Auden particularly admired the fact that the Fellowship’s quest was to destroy the Ring of Power. This is decided by the coalition of Elves, Men and Dwarves on the “good” side, all of whom successfully reject the temptation to keep the Ring for themselves. As Auden wrote: “Evil, that is, has every advantage but one – it is inferior in imagination. Good can imagine the possibility of becoming evil – hence the refusal of Gandalf and Aragorn to use the Ring – but Evil, defiantly chosen, can no longer imagine anything but itself. Sauron cannot imagine any motives except lust for domination and fear so that, when he has learned that his enemies have the Ring, the thought that they might try to destroy it never enters his head, and his eye is kept toward Gondor and away from Mordor and the Mount of Doom.”
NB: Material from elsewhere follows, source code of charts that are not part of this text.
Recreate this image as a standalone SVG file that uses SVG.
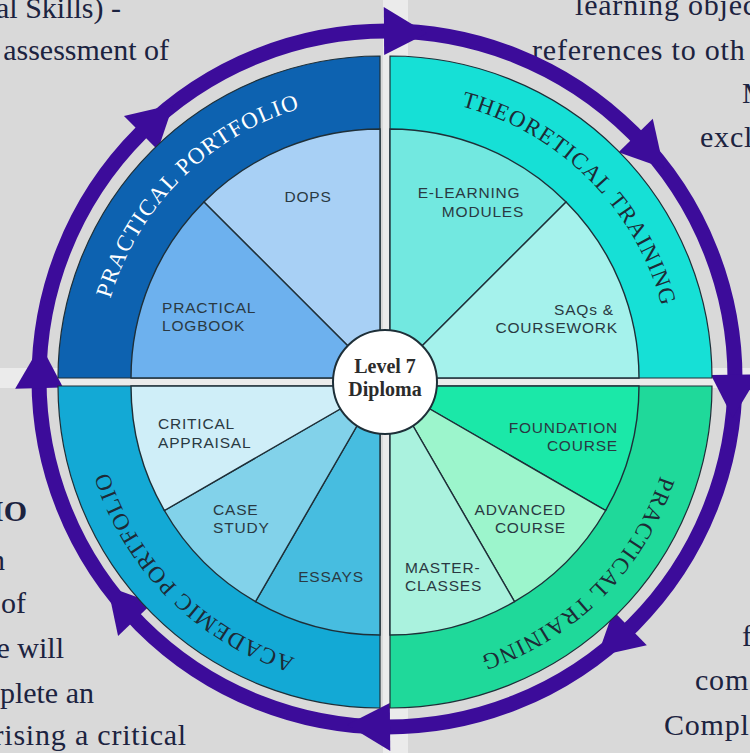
<svg xmlns="http://www.w3.org/2000/svg" width="750" height="753" viewBox="0 0 750 753">
<defs>
<style>
.bgt{font-family:"Liberation Serif","Times New Roman",serif;font-size:30px;fill:#1c2340}
.bgr{letter-spacing:0.8px}
.edge{stroke:#1e2f38;stroke-width:1.2}
.sec{stroke:#1e2f38;stroke-width:1.4}
.lbl{font-family:"Liberation Sans",Arial,sans-serif;font-size:15.5px;letter-spacing:0.8px;fill:#2a3942}
.band{font-family:"Liberation Serif","Times New Roman",serif;font-size:23px;letter-spacing:1.2px}
.ctr{font-family:"Liberation Serif","Times New Roman",serif;font-size:20px;font-weight:bold;fill:#2b2b2b}
</style>
<polygon id="ah" points="711,379 759,379 732.3,422" fill="#3c0c9a"/>
<path id="tpTL" d="M181.3 576.7 A281 281 0 0 1 181.3 179.3 A281 281 0 0 1 578.7 179.3" fill="none"/>
<path id="tpTR" d="M191.3 179.3 A281 281 0 0 1 588.7 179.3 A281 281 0 0 1 588.7 576.7" fill="none"/>
<path id="tpBR" d="M591.5 184.5 A285 285 0 0 1 591.5 587.5 A285 285 0 0 1 188.5 587.5" fill="none"/>
<path id="tpBL" d="M581.5 587.5 A285 285 0 0 1 178.5 587.5 A285 285 0 0 1 178.5 184.5" fill="none"/>
</defs>

<g id="background">
<rect width="750" height="753" fill="#d9d9d9"/>
<rect x="383" y="0" width="25" height="753" fill="#ebebeb"/>
<rect x="0" y="368" width="750" height="20" fill="#ebebeb"/>
<text class="bgt" x="121" y="18" text-anchor="end">al Skills) -</text>
<text class="bgt" x="169" y="60" text-anchor="end">assessment of</text>
<text class="bgt" x="27" y="521" text-anchor="end" font-weight="bold">IO</text>
<text class="bgt" x="5" y="570" text-anchor="end">n</text>
<text class="bgt" x="26" y="613" text-anchor="end">of</text>
<text class="bgt" x="64" y="658" text-anchor="end">e will</text>
<text class="bgt" x="94" y="703" text-anchor="end">plete an</text>
<text class="bgt bgr" x="187" y="745" text-anchor="end">rising a critical</text>
<text class="bgt bgr" x="575" y="15">learning objec</text>
<text class="bgt bgr" x="532" y="60">references to oth</text>
<text class="bgt bgr" x="742" y="103">M</text>
<text class="bgt bgr" x="700" y="147">excl</text>
<text class="bgt bgr" x="742" y="646">f</text>
<text class="bgt bgr" x="695" y="690">com</text>
<text class="bgt bgr" x="664" y="735">Compl</text>
</g>

<g id="connectors">
<circle cx="387" cy="379" r="348" fill="none" stroke="#3c0c9a" stroke-width="15"/>
<use href="#ah" transform="rotate(-90.5 387 379)"/>
<use href="#ah" transform="rotate(-44.4 387 379)"/>
<use href="#ah" transform="rotate(-0.7 387 379)"/>
<use href="#ah" transform="rotate(45.7 387 379)"/>
<use href="#ah" transform="rotate(89.5 387 379)"/>
<use href="#ah" transform="rotate(136.3 387 379)"/>
<use href="#ah" transform="rotate(178.5 387 379)"/>
<use href="#ah" transform="rotate(225 387 379)"/>
</g>

<g id="practical-portfolio">
<path class="edge" d="M380 378 L58 378 A322 322 0 0 1 380 56 Z" fill="#0d62b0"/>
<g id="dops">
<path class="sec" d="M380 378 L203.93 201.93 A249 249 0 0 1 380 129 Z" fill="#a8d0f5"/>
<text class="lbl" x="308" y="202" text-anchor="middle">DOPS</text>
</g>
<g id="practical-logbook">
<path class="sec" d="M380 378 L131 378 A249 249 0 0 1 203.93 201.93 Z" fill="#6db1ee"/>
<text class="lbl" x="162" y="313">PRACTICAL</text>
<text class="lbl" x="162" y="331">LOGBOOK</text>
</g>
<text class="band" fill="#ffffff"><textPath href="#tpTL" startOffset="50%" text-anchor="middle">PRACTICAL PORTFOLIO</textPath></text>
</g>

<g id="theoretical-training">
<path class="edge" d="M390 378 L390 56 A322 322 0 0 1 712 378 Z" fill="#16e0d6"/>
<g id="e-learning">
<path class="sec" d="M390 378 L390 129 A249 249 0 0 1 566.07 201.93 Z" fill="#72e8e0"/>
<text class="lbl" x="469" y="198" text-anchor="middle">E-LEARNING</text>
<text class="lbl" x="483" y="217" text-anchor="middle">MODULES</text>
</g>
<g id="saqs">
<path class="sec" d="M390 378 L566.07 201.93 A249 249 0 0 1 639 378 Z" fill="#a5f2ec"/>
<text class="lbl" x="614" y="315" text-anchor="end">SAQs &amp;</text>
<text class="lbl" x="618" y="333" text-anchor="end">COURSEWORK</text>
</g>
<text class="band" fill="#1d2a36"><textPath href="#tpTR" startOffset="50%" text-anchor="middle">THEORETICAL TRAINING</textPath></text>
</g>

<g id="practical-training">
<path class="edge" d="M390 386 L712 386 A322 322 0 0 1 390 708 Z" fill="#1fd99a"/>
<g id="foundation">
<path class="sec" d="M390 386 L639 386 A249 249 0 0 1 605.64 510.5 Z" fill="#1be8a8"/>
<text class="lbl" x="618" y="433" text-anchor="end">FOUNDATION</text>
<text class="lbl" x="618" y="451" text-anchor="end">COURSE</text>
</g>
<g id="advanced">
<path class="sec" d="M390 386 L605.64 510.5 A249 249 0 0 1 514.5 601.64 Z" fill="#9cf5cc"/>
<text class="lbl" x="566" y="515" text-anchor="end">ADVANCED</text>
<text class="lbl" x="566" y="533" text-anchor="end">COURSE</text>
</g>
<g id="masterclasses">
<path class="sec" d="M390 386 L514.5 601.64 A249 249 0 0 1 390 635 Z" fill="#aaf2de"/>
<text class="lbl" x="405" y="573">MASTER-</text>
<text class="lbl" x="405" y="591">CLASSES</text>
</g>
<text class="band" fill="#1d2a36"><textPath href="#tpBR" startOffset="50%" text-anchor="middle">PRACTICAL TRAINING</textPath></text>
</g>

<g id="academic-portfolio">
<path class="edge" d="M380 386 L380 708 A322 322 0 0 1 58 386 Z" fill="#13a9d5"/>
<g id="essays">
<path class="sec" d="M380 386 L380 635 A249 249 0 0 1 255.5 601.64 Z" fill="#47bde0"/>
<text class="lbl" x="331" y="582" text-anchor="middle">ESSAYS</text>
</g>
<g id="case-study">
<path class="sec" d="M380 386 L255.5 601.64 A249 249 0 0 1 164.36 510.5 Z" fill="#82d2ea"/>
<text class="lbl" x="213" y="515">CASE</text>
<text class="lbl" x="213" y="533">STUDY</text>
</g>
<g id="critical-appraisal">
<path class="sec" d="M380 386 L164.36 510.5 A249 249 0 0 1 131 386 Z" fill="#cfeef8"/>
<text class="lbl" x="158" y="429">CRITICAL</text>
<text class="lbl" x="158" y="448">APPRAISAL</text>
</g>
<text class="band" fill="#1d2a36"><textPath href="#tpBL" startOffset="50%" text-anchor="middle">ACADEMIC PORTFOLIO</textPath></text>
</g>

<g id="center">
<circle cx="385" cy="382" r="52" fill="#ffffff" stroke="#1e2f38" stroke-width="2"/>
<text class="ctr" x="385" y="373" text-anchor="middle">Level 7</text>
<text class="ctr" x="385" y="396" text-anchor="middle">Diploma</text>
</g>
</svg>
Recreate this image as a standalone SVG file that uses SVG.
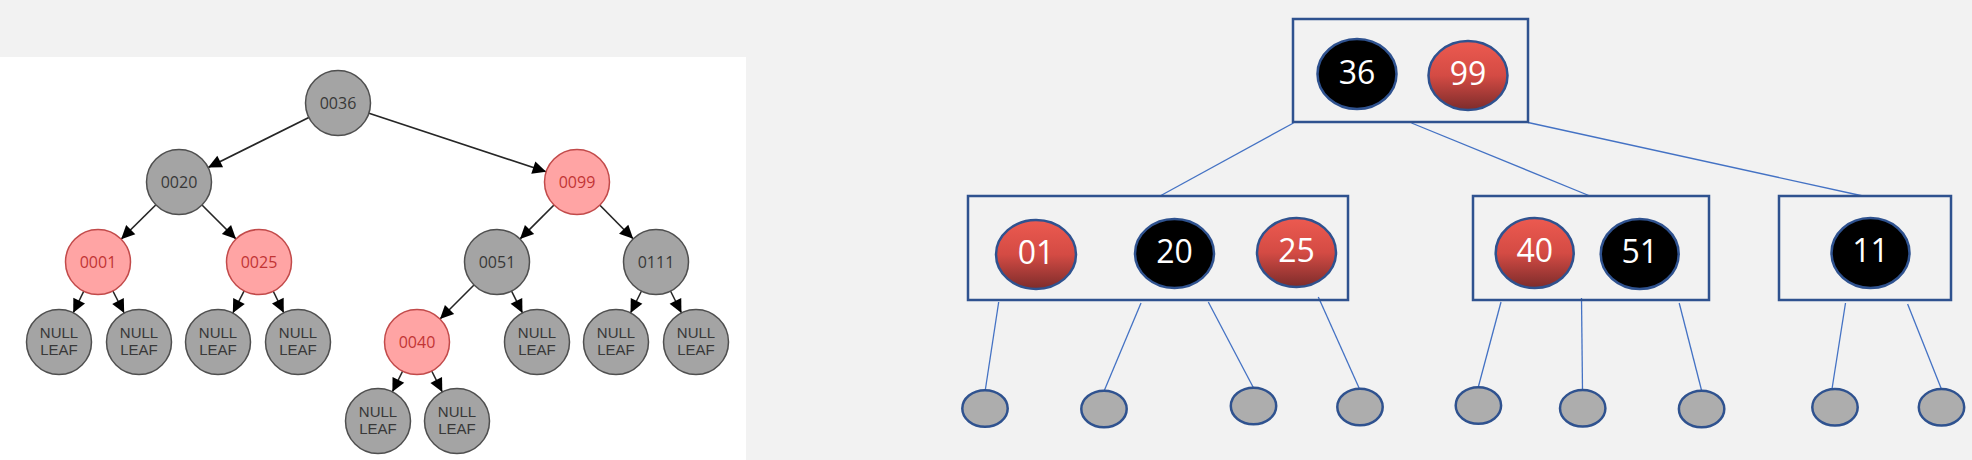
<svg xmlns="http://www.w3.org/2000/svg" width="1972" height="460" viewBox="0 0 1972 460">
<style>
.gn{fill:#a4a4a4;stroke:#4f4f4f;stroke-width:1.5}
.rn{fill:#ffa4a4;stroke:#c24a4a;stroke-width:1.5}
.gt{font-family:"Open Sans","DejaVu Sans",sans-serif;font-size:16px;fill:#383838;text-anchor:middle}
.lt{font-family:"Liberation Sans","Open Sans",sans-serif;font-size:15px;fill:#383838;text-anchor:middle}
.rt{font-family:"Open Sans","DejaVu Sans",sans-serif;font-size:16px;fill:#c23434;text-anchor:middle}
.edge{stroke:#262626;stroke-width:1.6;fill:none;marker-end:url(#arr)}
.box{fill:none;stroke:#2f528f;stroke-width:2.5}
.be{stroke:#2f528f;stroke-width:2.5}
.red{fill:url(#rg)}
.blk{fill:#000}
.bt{font-family:"Open Sans","Liberation Sans",sans-serif;font-size:32px;fill:#fff;text-anchor:middle}
.leaf{fill:#adadad;stroke:#2f528f;stroke-width:2.5}
.bl{stroke:#4472c4;stroke-width:1.3;fill:none}
</style>
<defs>
<marker id="arr" viewBox="-50 -10 50 20" refX="0" refY="0" markerWidth="50" markerHeight="20" markerUnits="userSpaceOnUse" orient="auto">
<path d="M-46,-6.5 L-32.5,0 L-46,6.5 z" fill="#000"/>
</marker>
<linearGradient id="rg" x1="0" y1="0" x2="0" y2="1">
<stop offset="0" stop-color="#ec5a50"/>
<stop offset="0.5" stop-color="#d44b44"/>
<stop offset="1" stop-color="#7d2c2b"/>
</linearGradient>
</defs>
<rect x="0" y="0" width="1972" height="460" fill="#f2f2f2"/>
<rect x="0" y="57" width="746" height="403" fill="#ffffff"/>

<g id="rb-connectors">
<line class="edge" x1="338" y1="103" x2="179" y2="182"/>
<line class="edge" x1="338" y1="103" x2="577" y2="182"/>
<line class="edge" x1="179" y1="182" x2="98" y2="262"/>
<line class="edge" x1="179" y1="182" x2="259" y2="262"/>
<line class="edge" x1="577" y1="182" x2="497" y2="262"/>
<line class="edge" x1="577" y1="182" x2="656" y2="262"/>
<line class="edge" x1="98" y1="262" x2="59" y2="342"/>
<line class="edge" x1="98" y1="262" x2="139" y2="342"/>
<line class="edge" x1="259" y1="262" x2="218" y2="342"/>
<line class="edge" x1="259" y1="262" x2="298" y2="342"/>
<line class="edge" x1="497" y1="262" x2="417" y2="342"/>
<line class="edge" x1="497" y1="262" x2="537" y2="342"/>
<line class="edge" x1="656" y1="262" x2="616" y2="342"/>
<line class="edge" x1="656" y1="262" x2="696" y2="342"/>
<line class="edge" x1="417" y1="342" x2="378" y2="421"/>
<line class="edge" x1="417" y1="342" x2="457" y2="421"/>
</g>

<g id="n0036"><circle class="gn" cx="338" cy="103" r="32.5"/><text class="gt" x="338" y="108.5">0036</text></g>
<g id="n0020"><circle class="gn" cx="179" cy="182" r="32.5"/><text class="gt" x="179" y="187.5">0020</text></g>
<g id="n0099"><circle class="rn" cx="577" cy="182" r="32.5"/><text class="rt" x="577" y="187.5">0099</text></g>
<g id="n0001"><circle class="rn" cx="98" cy="262" r="32.5"/><text class="rt" x="98" y="267.5">0001</text></g>
<g id="n0025"><circle class="rn" cx="259" cy="262" r="32.5"/><text class="rt" x="259" y="267.5">0025</text></g>
<g id="n0051"><circle class="gn" cx="497" cy="262" r="32.5"/><text class="gt" x="497" y="267.5">0051</text></g>
<g id="n0111"><circle class="gn" cx="656" cy="262" r="32.5"/><text class="gt" x="656" y="267.5">0111</text></g>
<g id="n0040"><circle class="rn" cx="417" cy="342" r="32.5"/><text class="rt" x="417" y="347.5">0040</text></g>
<g id="nl1"><circle class="gn" cx="59" cy="342" r="32.5"/><text class="lt" x="59" y="337.5">NULL</text><text class="lt" x="59" y="355">LEAF</text></g>
<g id="nl2"><circle class="gn" cx="139" cy="342" r="32.5"/><text class="lt" x="139" y="337.5">NULL</text><text class="lt" x="139" y="355">LEAF</text></g>
<g id="nl3"><circle class="gn" cx="218" cy="342" r="32.5"/><text class="lt" x="218" y="337.5">NULL</text><text class="lt" x="218" y="355">LEAF</text></g>
<g id="nl4"><circle class="gn" cx="298" cy="342" r="32.5"/><text class="lt" x="298" y="337.5">NULL</text><text class="lt" x="298" y="355">LEAF</text></g>
<g id="nl5"><circle class="gn" cx="537" cy="342" r="32.5"/><text class="lt" x="537" y="337.5">NULL</text><text class="lt" x="537" y="355">LEAF</text></g>
<g id="nl6"><circle class="gn" cx="616" cy="342" r="32.5"/><text class="lt" x="616" y="337.5">NULL</text><text class="lt" x="616" y="355">LEAF</text></g>
<g id="nl7"><circle class="gn" cx="696" cy="342" r="32.5"/><text class="lt" x="696" y="337.5">NULL</text><text class="lt" x="696" y="355">LEAF</text></g>
<g id="nl8"><circle class="gn" cx="378" cy="421" r="32.5"/><text class="lt" x="378" y="416.5">NULL</text><text class="lt" x="378" y="434">LEAF</text></g>
<g id="nl9"><circle class="gn" cx="457" cy="421" r="32.5"/><text class="lt" x="457" y="416.5">NULL</text><text class="lt" x="457" y="434">LEAF</text></g>

<g id="bt-connectors">
<line class="bl" x1="1293.5" y1="123" x2="1160" y2="196"/>
<line class="bl" x1="1411.5" y1="123" x2="1590" y2="196"/>
<line class="bl" x1="1528" y1="122.5" x2="1863" y2="196"/>
<line class="bl" x1="998.7" y1="302" x2="985.3" y2="390"/>
<line class="bl" x1="1141" y1="303" x2="1104.3" y2="390.5"/>
<line class="bl" x1="1208.3" y1="302" x2="1253.3" y2="387.5"/>
<line class="bl" x1="1318.3" y1="297" x2="1359.3" y2="388.5"/>
<line class="bl" x1="1501" y1="302" x2="1478.3" y2="387"/>
<line class="bl" x1="1581.5" y1="298" x2="1582.5" y2="390"/>
<line class="bl" x1="1679.2" y1="303" x2="1701.6" y2="390.5"/>
<line class="bl" x1="1845.5" y1="303" x2="1832" y2="389"/>
<line class="bl" x1="1907.6" y1="304" x2="1941.2" y2="388.5"/>
</g>

<g id="box-root">
<rect class="box" x="1293" y="19" width="235" height="103"/>
<ellipse class="blk be" cx="1357" cy="74" rx="39.5" ry="35"/><text class="bt" x="1357" y="83.5">36</text>
<ellipse class="red be" cx="1468" cy="75.5" rx="39.5" ry="34.5"/><text class="bt" x="1468" y="84.5">99</text>
</g>
<g id="box-left">
<rect class="box" x="968" y="196" width="380" height="104"/>
<ellipse class="red be" cx="1036" cy="254.5" rx="40" ry="34.5"/><text class="bt" x="1036" y="263.5">01</text>
<ellipse class="blk be" cx="1174.5" cy="253.5" rx="39.5" ry="34.5"/><text class="bt" x="1174.5" y="262.5">20</text>
<ellipse class="red be" cx="1296.5" cy="252.5" rx="39.5" ry="34.5"/><text class="bt" x="1296.5" y="261.5">25</text>
</g>
<g id="box-mid">
<rect class="box" x="1473" y="196" width="236" height="104"/>
<ellipse class="red be" cx="1534.7" cy="253" rx="39" ry="35"/><text class="bt" x="1534.7" y="262">40</text>
<ellipse class="blk be" cx="1639.7" cy="254" rx="39" ry="35"/><text class="bt" x="1639.7" y="263">51</text>
</g>
<g id="box-right">
<rect class="box" x="1779" y="196" width="172" height="104"/>
<ellipse class="blk be" cx="1870.5" cy="253" rx="39" ry="35"/><text class="bt" x="1870.5" y="262">11</text>
</g>

<g id="leaf1"><ellipse class="leaf" cx="985" cy="408.5" rx="22.7" ry="18.3"/></g>
<g id="leaf2"><ellipse class="leaf" cx="1104" cy="409" rx="22.7" ry="18.3"/></g>
<g id="leaf3"><ellipse class="leaf" cx="1253.5" cy="406" rx="22.7" ry="18.3"/></g>
<g id="leaf4"><ellipse class="leaf" cx="1360" cy="407" rx="22.7" ry="18.3"/></g>
<g id="leaf5"><ellipse class="leaf" cx="1478.4" cy="405.5" rx="22.7" ry="18.3"/></g>
<g id="leaf6"><ellipse class="leaf" cx="1582.7" cy="408.3" rx="22.7" ry="18.3"/></g>
<g id="leaf7"><ellipse class="leaf" cx="1701.6" cy="409" rx="22.7" ry="18.3"/></g>
<g id="leaf8"><ellipse class="leaf" cx="1835" cy="407.3" rx="22.7" ry="18.3"/></g>
<g id="leaf9"><ellipse class="leaf" cx="1941.5" cy="407.3" rx="22.7" ry="18.3"/></g>
</svg>
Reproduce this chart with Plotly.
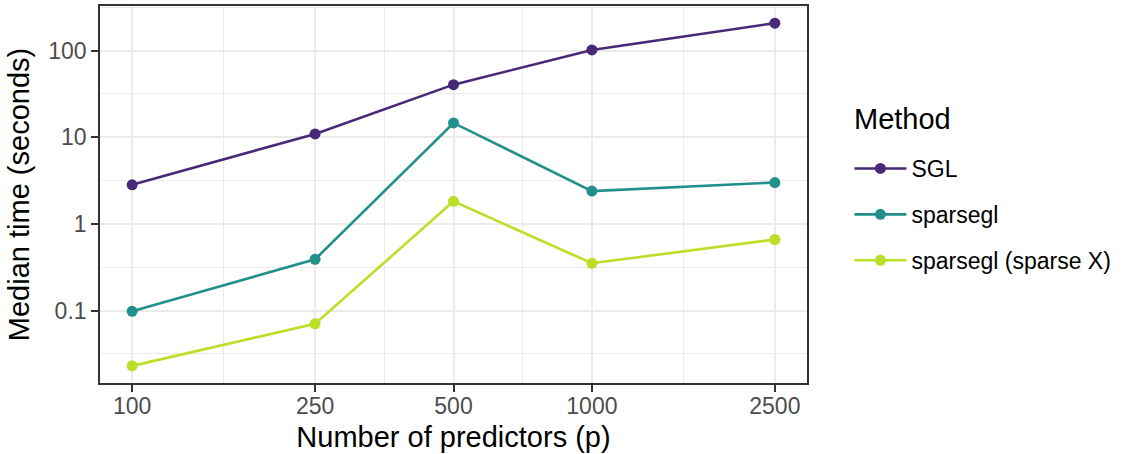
import numpy as np
import plotly.graph_objects as go

# ---- data ----
predictors = [100, 250, 500, 1000, 2500]
methods = ["SGL", "sparsegl", "sparsegl (sparse X)"]
sgl_time = [2.82, 10.9, 40.4, 101.6, 207.0]
sparsegl_time = [0.098, 0.39, 14.6, 2.39, 3.0]
sparsegl_sparsex_time = [0.023, 0.0703, 1.82, 0.351, 0.66]
y_breaks = [0.1, 1, 10, 100]
y_labels = ["0.1", "1", "10", "100"]
x_labels = ["100", "250", "500", "1000", "2500"]
legend_title = "Method"

colors = ["#482878", "#21908C", "#BBDF27"]
series = [sgl_time, sparsegl_time, sparsegl_sparsex_time]

FONT = "Liberation Sans, Arial, Helvetica, sans-serif"

fig = go.Figure()
for i, (name, vals) in enumerate(zip(methods, series)):
    fig.add_trace(go.Scatter(
        x=predictors, y=vals, name=name, mode="lines+markers",
        line=dict(color=colors[i], width=2.6),
        marker=dict(color=colors[i], size=11, line=dict(width=0)),
        legendgroup=name,
    ))

def expand(vals, frac=0.05):
    lo, hi = np.log10(min(vals)), np.log10(max(vals))
    d = (hi - lo) * frac
    return [lo - d, hi + d]

all_y = sgl_time + sparsegl_time + sparsegl_sparsex_time
xr = expand(predictors)
yr = expand(all_y)

def log_mids(b):
    return [10 ** ((np.log10(b[i]) + np.log10(b[i + 1])) / 2) for i in range(len(b) - 1)]

x_minor = log_mids(predictors)
y_minor = log_mids([0.01] + y_breaks + [1000])

axis_common = dict(
    showline=True, linecolor="#333333", linewidth=1.6, mirror=True,
    ticks="outside", ticklen=7, tickwidth=1.6, tickcolor="#333333",
    tickfont=dict(family=FONT, size=23, color="#4D4D4D"),
    showgrid=True, gridcolor="#EBEBEB", gridwidth=2,
    zeroline=False,
)

fig.update_xaxes(
    type="log", range=xr, tickmode="array", tickvals=predictors, ticktext=x_labels,
    ticklabelstandoff=-5,
    title=dict(text="Number of predictors (p)", font=dict(family=FONT, size=29, color="black"), standoff=8),
    minor=dict(tickmode="array", tickvals=x_minor, showgrid=True, gridcolor="#EBEBEB", gridwidth=1, ticks=""),
    **axis_common,
)
fig.update_yaxes(
    type="log", range=yr, tickmode="array", tickvals=y_breaks, ticktext=y_labels,
    title=dict(text="Median time (seconds)", font=dict(family=FONT, size=29, color="black"), standoff=10),
    minor=dict(tickmode="array", tickvals=y_minor, showgrid=True, gridcolor="#EBEBEB", gridwidth=1, ticks=""),
    **axis_common,
)

fig.add_annotation(
    text=legend_title, xref="paper", yref="paper", x=1.063, y=0.699,
    xanchor="left", yanchor="middle", showarrow=False,
    font=dict(family=FONT, size=29, color="black"),
)

fig.update_layout(
    width=1123, height=454,
    margin=dict(l=100, r=316, t=4, b=71),
    paper_bgcolor="white", plot_bgcolor="white",
    font=dict(family=FONT),
    legend=dict(
        font=dict(family=FONT, size=23, color="black"),
        x=1.060, xanchor="left", y=0.626, yanchor="top",
        tracegroupgap=13, itemwidth=52, bgcolor="rgba(0,0,0,0)",
    ),
    showlegend=True,
)

fig.write_html("out.html", config={"displayModeBar": False},
               post_script="document.body.style.margin='0';")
More than 5,000 reviewers on Goodreads seem to agree with that review. To date, The Return of the King has 4.49 out of 5 stars on the site from more than 400,000 readers. Many may have read the Del Rey edition of the book featured on the site. Possibly they read it after watching Peter Jackson’s film adaptations beginning in 2001. On the book’s cover is Viggo Mortensen, the titular king from the films.
Mortensen was born on October 20, 1958 – exactly three years after the publication of The Return of the King.
One of three sons in a Danish-American family, Mortensen was born in New York City. They lived in Venezuela, Denmark and Argentina, so he can speak and write in Spanish as well as Danish. He returned to New York with his mother after his parents divorced, and then moved around again after earning a degree in Spanish studies and politics. He lived in Spain and England, and drove trucks and sold flowers in Denmark.
True to his varied nature, Mortensen is not only an actor but also a poet, musician, photographer and painter. He has published multimedia books of poetry, music and art. With much of his earnings from the Lord of the Rings films, he established Perceval Press, an independent publishing house. He sang his own coronation song as Aragorn at the end of the third film, when the king returns to Gondor.
Mortensen made his film debut in the 1985 thriller Witness. He played an Amish man who feels threatened when Rachel (Kelly McGillis), the woman he hopes to marry, becomes too close with Detective John Book (Harrison Ford). Other early films include Carlito’s Way (1993), Crimson Tide (1995), G.I. Jane (1997) and A Perfect Murder (1997). He was cast as Aragorn in 2001 to replace original cast member Stuart Townsend, just before the filming of the whole trilogy began in New Zealand. Having been a character actor for most of his career, Mortensen might even have declined the role. Luckily, his son Henry is another Tolkien fan and gave him some good advice. Besides, considering the coincidence, he was destined for the role! The trilogy was a massive hit. The Return of the King was nominated for 11 Oscars, and it swept them all, tying it with Ben Hur and Titanic for the most Academy Awards earned by a single film.
That made Mortensen a leading man. Among other projects from then on, he teamed up with director David Cronenberg three times and won critical acclaim for starring roles in A History of Violence (2005), Eastern Promises (2007) and A Dangerous Method (2011). He was nominated for a Best Actor Academy Award for playing a Russian gangster in Eastern Promises. On the list were George Clooney, Johnny Depp, Tommy Lee Jones, and Daniel Day-Lewis, who won for There Will Be Blood.
Mortensen’s most recent film to date is Far from Men, adapted from a short story by Albert Camus, in which he speaks Arabic and French as an Algerian schoolteacher.